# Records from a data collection
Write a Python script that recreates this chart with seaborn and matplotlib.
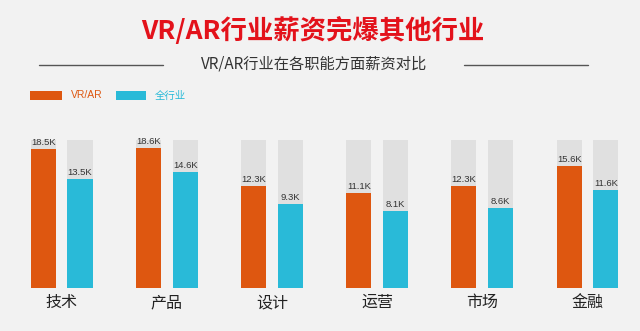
import matplotlib
matplotlib.use("Agg")
import matplotlib.pyplot as plt
from matplotlib.patches import Rectangle
from matplotlib.lines import Line2D
import seaborn as sns
import pandas as pd

# ---- data ----
categories = ["技术", "产品", "设计", "运营", "市场", "金融"]
series_names = ["VR/AR", "全行业"]
vr_values = [18.5, 18.6, 12.3, 11.1, 12.3, 15.6]
all_values = [13.5, 14.6, 9.3, 8.1, 8.6, 11.6]
track_max = 20.0
title = "VR/AR行业薪资完爆其他行业"
subtitle = "VR/AR行业在各职能方面薪资对比"

# ---- style ----
BG = "#f2f2f2"
ORANGE = "#de5710"
CYAN = "#29bad8"
TRACK = "#e0e0e0"
RED = "#e3121b"
YMIN = -4.9

sns.set_theme(style="white")
plt.rcParams["font.family"] = ["Noto Sans CJK SC", "DejaVu Sans"]

df = pd.DataFrame({
    "cat": categories * 2,
    "series": [series_names[0]] * len(categories) + [series_names[1]] * len(categories),
    "value": vr_values + all_values,
})
df["track"] = track_max

fig = plt.figure(figsize=(6.4, 3.31), dpi=100, facecolor=BG)
ax = fig.add_axes([0.0, 0.1299, 1.0, 0.4471])
ax.set_facecolor(BG)

sns.barplot(data=df, x="cat", y="track", hue="series", order=categories,
            hue_order=series_names, palette=[TRACK, TRACK], width=0.70, gap=0.32,
            errorbar=None, legend=False, ax=ax, saturation=1)
sns.barplot(data=df, x="cat", y="value", hue="series", order=categories,
            hue_order=series_names, palette=[ORANGE, CYAN], width=0.70, gap=0.32,
            errorbar=None, legend=False, ax=ax, saturation=1)

# extend bars down to the axis origin
for p in ax.patches:
    top = p.get_y() + p.get_height()
    p.set_y(YMIN)
    p.set_height(top - YMIN)
    p.set_linewidth(0)

# value labels
value_lists = [vr_values, all_values]
for cont, vals in zip(ax.containers[2:4], value_lists):
    for p, v in zip(cont.patches, vals):
        ax.annotate(f"{v}K", (p.get_x() + p.get_width() / 2, v),
                    xytext=(0, 4.6), textcoords="offset points",
                    ha="center", va="center", fontsize=6.8,
                    family=["Liberation Sans", "DejaVu Sans"], color="#333333")

ax.set_ylim(YMIN, track_max)
ax.set_xlim(-0.5857, 5.499)
ax.set_xlabel("")
ax.set_ylabel("")
ax.set_yticks([])
ax.tick_params(axis="x", length=0, pad=4.5, labelsize=11.5, labelcolor="#222222")
for s in ax.spines.values():
    s.set_visible(False)

# titles
fig.text(312.5 / 640, 1 - 31 / 331, title, ha="center", va="center",
         fontsize=19, fontweight="bold", color=RED)
fig.text(314 / 640, 1 - 64 / 331, subtitle, ha="center", va="center",
         fontsize=11, color="#333333")
ly = 1 - 64.7 / 331
fig.add_artist(Line2D([39 / 640, 163 / 640], [ly, ly], color="#555555", lw=1))
fig.add_artist(Line2D([464 / 640, 588 / 640], [ly, ly], color="#555555", lw=1))

# legend
leg_y0 = 1 - 100 / 331
leg_h = 9 / 331
fig.add_artist(Rectangle((30 / 640, leg_y0), 32 / 640, leg_h, color=ORANGE,
                         transform=fig.transFigure, lw=0))
fig.add_artist(Rectangle((116 / 640, leg_y0), 30 / 640, leg_h, color=CYAN,
                         transform=fig.transFigure, lw=0))
fig.text(71 / 640, 1 - 95.5 / 331, series_names[0], ha="left", va="center",
         fontsize=7.5, color=ORANGE, family=["Liberation Sans", "DejaVu Sans"])
fig.text(155 / 640, 1 - 95.5 / 331, series_names[1], ha="left", va="center",
         fontsize=7.5, color=CYAN)

fig.savefig("out.png", dpi=100, facecolor=BG)
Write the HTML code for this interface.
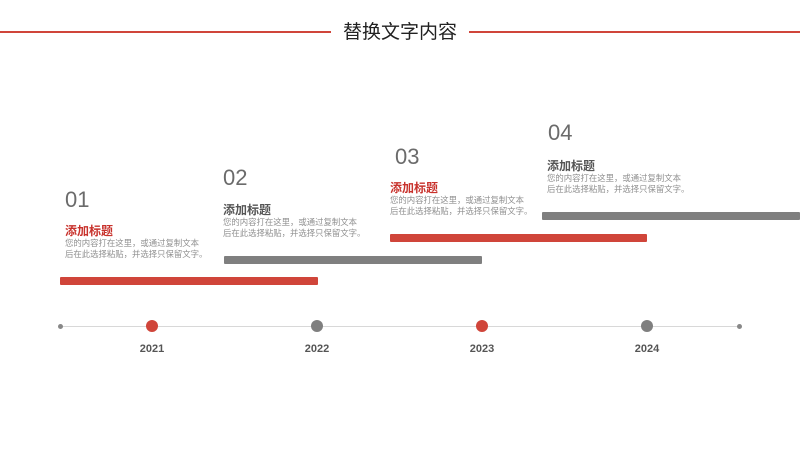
<!DOCTYPE html>
<html><head><meta charset="utf-8"><style>
body{margin:0;width:800px;height:450px;background:#fff;position:relative;overflow:hidden;font-family:"Liberation Sans","Noto Sans CJK SC",sans-serif}
div{position:absolute;white-space:nowrap}
.num{font-size:22px;color:#6b6b6b;line-height:22px}
.t{font-size:12px;font-weight:bold;line-height:14px}
.d{font-size:8.4px;color:#909090;line-height:11px}
.bar{height:8px;border-radius:1px}
.red{background:#d0453a}.gray{background:#7f7f7f}
.c{width:12px;height:12px;border-radius:50%;top:320px}
.y{font-size:11px;font-weight:bold;color:#555;top:343px;width:60px;text-align:center}
</style></head><body>
<div style="left:0;top:31px;width:331px;height:2px;background:#d0453a"></div>
<div style="left:469px;top:31px;width:331px;height:2px;background:#d0453a"></div>
<div style="left:331px;top:21px;width:138px;text-align:center;font-size:19px;color:#222;line-height:24px">替换文字内容</div>

<div class="num" style="left:65px;top:189px">01</div>
<div class="t" style="left:65px;top:224px;color:#c8322c">添加标题</div>
<div class="d" style="left:65px;top:238px">您的内容打在这里，或通过复制文本<br>后在此选择粘贴，并选择只保留文字。</div>
<div class="bar red" style="left:60px;top:277px;width:258px"></div>

<div class="num" style="left:223px;top:167px">02</div>
<div class="t" style="left:223px;top:203px;color:#555">添加标题</div>
<div class="d" style="left:223px;top:217px">您的内容打在这里，或通过复制文本<br>后在此选择粘贴，并选择只保留文字。</div>
<div class="bar gray" style="left:224px;top:256px;width:258px"></div>

<div class="num" style="left:395px;top:146px">03</div>
<div class="t" style="left:390px;top:181px;color:#c8322c">添加标题</div>
<div class="d" style="left:390px;top:195px">您的内容打在这里，或通过复制文本<br>后在此选择粘贴，并选择只保留文字。</div>
<div class="bar red" style="left:390px;top:234px;width:257px"></div>

<div class="num" style="left:548px;top:122px">04</div>
<div class="t" style="left:547px;top:159px;color:#555">添加标题</div>
<div class="d" style="left:547px;top:173px">您的内容打在这里，或通过复制文本<br>后在此选择粘贴，并选择只保留文字。</div>
<div class="bar gray" style="left:542px;top:212px;width:258px"></div>

<div style="left:60px;top:326px;width:680px;height:1px;background:#d8d8d8"></div>
<div style="left:58px;top:324px;width:5px;height:5px;border-radius:50%;background:#888"></div>
<div style="left:737px;top:324px;width:5px;height:5px;border-radius:50%;background:#888"></div>
<div class="c" style="left:146px;background:#d0453a"></div>
<div class="c" style="left:311px;background:#7f7f7f"></div>
<div class="c" style="left:476px;background:#d0453a"></div>
<div class="c" style="left:641px;background:#7f7f7f"></div>
<div class="y" style="left:122px">2021</div>
<div class="y" style="left:287px">2022</div>
<div class="y" style="left:452px">2023</div>
<div class="y" style="left:617px">2024</div>
</body></html>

# Given problem
Go from the first line of the listing to the line holding "ax.set_facecolor(BG)" and, please, transcribe those lines exactly, both included, with no pictures.

# The completed task
Write a Python script that recreates this chart with seaborn and matplotlib.
import matplotlib
matplotlib.use("Agg")
import matplotlib.pyplot as plt
from matplotlib.patches import Rectangle
from matplotlib.lines import Line2D
import seaborn as sns
import pandas as pd

# ---- data ----
categories = ["技术", "产品", "设计", "运营", "市场", "金融"]
series_names = ["VR/AR", "全行业"]
vr_values = [18.5, 18.6, 12.3, 11.1, 12.3, 15.6]
all_values = [13.5, 14.6, 9.3, 8.1, 8.6, 11.6]
track_max = 20.0
title = "VR/AR行业薪资完爆其他行业"
subtitle = "VR/AR行业在各职能方面薪资对比"

# ---- style ----
BG = "#f2f2f2"
ORANGE = "#de5710"
CYAN = "#29bad8"
TRACK = "#e0e0e0"
RED = "#e3121b"
YMIN = -4.9

sns.set_theme(style="white")
plt.rcParams["font.family"] = ["Noto Sans CJK SC", "DejaVu Sans"]

df = pd.DataFrame({
    "cat": categories * 2,
    "series": [series_names[0]] * len(categories) + [series_names[1]] * len(categories),
    "value": vr_values + all_values,
})
df["track"] = track_max

fig = plt.figure(figsize=(6.4, 3.31), dpi=100, facecolor=BG)
ax = fig.add_axes([0.0, 0.1299, 1.0, 0.4471])
ax.set_facecolor(BG)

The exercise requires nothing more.